Short exercise:
Your task is to retype, word for word, the lines from the start of the data through the line holding "minimum height=96pt] (D)". Do not include the pictures.

Information shown:

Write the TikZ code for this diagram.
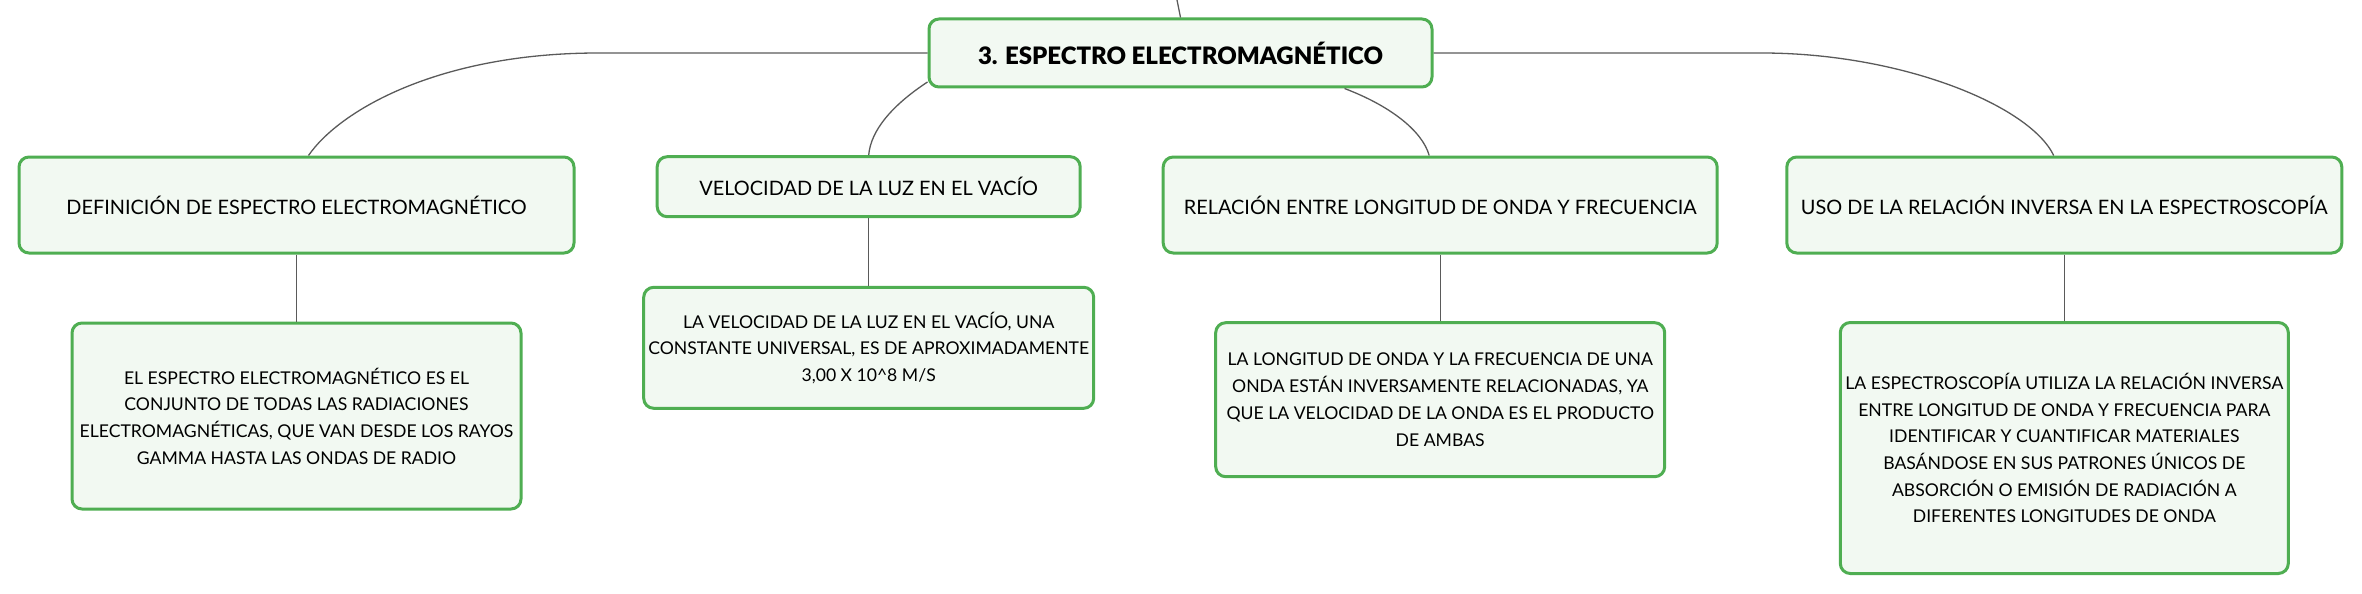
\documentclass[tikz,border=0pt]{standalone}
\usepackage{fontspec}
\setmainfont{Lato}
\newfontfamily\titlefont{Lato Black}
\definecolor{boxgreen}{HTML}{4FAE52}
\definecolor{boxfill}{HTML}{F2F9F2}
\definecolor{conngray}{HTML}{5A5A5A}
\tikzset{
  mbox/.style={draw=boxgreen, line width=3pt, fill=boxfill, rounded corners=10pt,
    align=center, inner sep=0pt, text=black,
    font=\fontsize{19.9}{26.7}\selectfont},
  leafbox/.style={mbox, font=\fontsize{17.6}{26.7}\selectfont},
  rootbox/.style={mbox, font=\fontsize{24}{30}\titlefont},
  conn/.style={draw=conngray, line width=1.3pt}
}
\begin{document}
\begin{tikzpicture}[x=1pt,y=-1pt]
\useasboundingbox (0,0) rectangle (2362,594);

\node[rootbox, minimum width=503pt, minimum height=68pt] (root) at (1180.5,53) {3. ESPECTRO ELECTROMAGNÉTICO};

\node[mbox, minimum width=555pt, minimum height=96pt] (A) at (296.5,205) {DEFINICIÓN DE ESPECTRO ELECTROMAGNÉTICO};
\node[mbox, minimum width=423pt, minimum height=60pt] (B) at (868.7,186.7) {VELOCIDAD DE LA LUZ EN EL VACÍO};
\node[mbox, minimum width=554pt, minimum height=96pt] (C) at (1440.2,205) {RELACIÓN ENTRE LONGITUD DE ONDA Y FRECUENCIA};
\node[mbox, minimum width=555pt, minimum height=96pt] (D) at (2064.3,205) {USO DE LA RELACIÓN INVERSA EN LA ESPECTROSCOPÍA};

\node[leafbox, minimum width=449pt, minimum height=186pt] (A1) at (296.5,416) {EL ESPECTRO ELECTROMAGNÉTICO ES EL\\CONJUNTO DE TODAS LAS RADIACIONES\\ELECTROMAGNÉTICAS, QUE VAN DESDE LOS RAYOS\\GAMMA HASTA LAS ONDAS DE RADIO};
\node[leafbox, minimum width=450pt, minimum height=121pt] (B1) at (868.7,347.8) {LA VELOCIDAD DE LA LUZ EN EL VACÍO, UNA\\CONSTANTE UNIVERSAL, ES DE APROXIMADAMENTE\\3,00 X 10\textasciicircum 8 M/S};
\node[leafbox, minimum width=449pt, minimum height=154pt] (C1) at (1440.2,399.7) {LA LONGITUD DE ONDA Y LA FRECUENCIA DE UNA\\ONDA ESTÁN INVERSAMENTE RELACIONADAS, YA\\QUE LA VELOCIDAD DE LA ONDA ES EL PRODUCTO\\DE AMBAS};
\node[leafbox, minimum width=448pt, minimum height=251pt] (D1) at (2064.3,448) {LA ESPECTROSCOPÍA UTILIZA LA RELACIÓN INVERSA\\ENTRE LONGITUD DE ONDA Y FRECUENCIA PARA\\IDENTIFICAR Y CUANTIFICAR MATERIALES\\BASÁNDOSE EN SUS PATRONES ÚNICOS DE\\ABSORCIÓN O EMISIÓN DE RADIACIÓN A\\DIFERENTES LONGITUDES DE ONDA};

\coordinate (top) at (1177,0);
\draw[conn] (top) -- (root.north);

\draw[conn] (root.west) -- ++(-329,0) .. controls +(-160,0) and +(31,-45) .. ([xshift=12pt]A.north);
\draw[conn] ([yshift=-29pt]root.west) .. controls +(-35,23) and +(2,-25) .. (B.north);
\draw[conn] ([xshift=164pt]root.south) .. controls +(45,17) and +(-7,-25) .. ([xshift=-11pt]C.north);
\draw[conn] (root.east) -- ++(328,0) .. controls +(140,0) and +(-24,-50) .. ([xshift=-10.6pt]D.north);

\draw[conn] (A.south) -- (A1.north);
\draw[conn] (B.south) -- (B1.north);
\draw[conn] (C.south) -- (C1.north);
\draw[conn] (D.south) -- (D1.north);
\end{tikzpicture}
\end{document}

Solution for this problem:
Write the TikZ code for this diagram.
\documentclass[tikz,border=0pt]{standalone}
\usepackage{fontspec}
\setmainfont{Lato}
\newfontfamily\titlefont{Lato Black}
\definecolor{boxgreen}{HTML}{4FAE52}
\definecolor{boxfill}{HTML}{F2F9F2}
\definecolor{conngray}{HTML}{5A5A5A}
\tikzset{
  mbox/.style={draw=boxgreen, line width=3pt, fill=boxfill, rounded corners=10pt,
    align=center, inner sep=0pt, text=black,
    font=\fontsize{19.9}{26.7}\selectfont},
  leafbox/.style={mbox, font=\fontsize{17.6}{26.7}\selectfont},
  rootbox/.style={mbox, font=\fontsize{24}{30}\titlefont},
  conn/.style={draw=conngray, line width=1.3pt}
}
\begin{document}
\begin{tikzpicture}[x=1pt,y=-1pt]
\useasboundingbox (0,0) rectangle (2362,594);

\node[rootbox, minimum width=503pt, minimum height=68pt] (root) at (1180.5,53) {3. ESPECTRO ELECTROMAGNÉTICO};

\node[mbox, minimum width=555pt, minimum height=96pt] (A) at (296.5,205) {DEFINICIÓN DE ESPECTRO ELECTROMAGNÉTICO};
\node[mbox, minimum width=423pt, minimum height=60pt] (B) at (868.7,186.7) {VELOCIDAD DE LA LUZ EN EL VACÍO};
\node[mbox, minimum width=554pt, minimum height=96pt] (C) at (1440.2,205) {RELACIÓN ENTRE LONGITUD DE ONDA Y FRECUENCIA};
\node[mbox, minimum width=555pt, minimum height=96pt] (D) at (2064.3,205) {USO DE LA RELACIÓN INVERSA EN LA ESPECTROSCOPÍA};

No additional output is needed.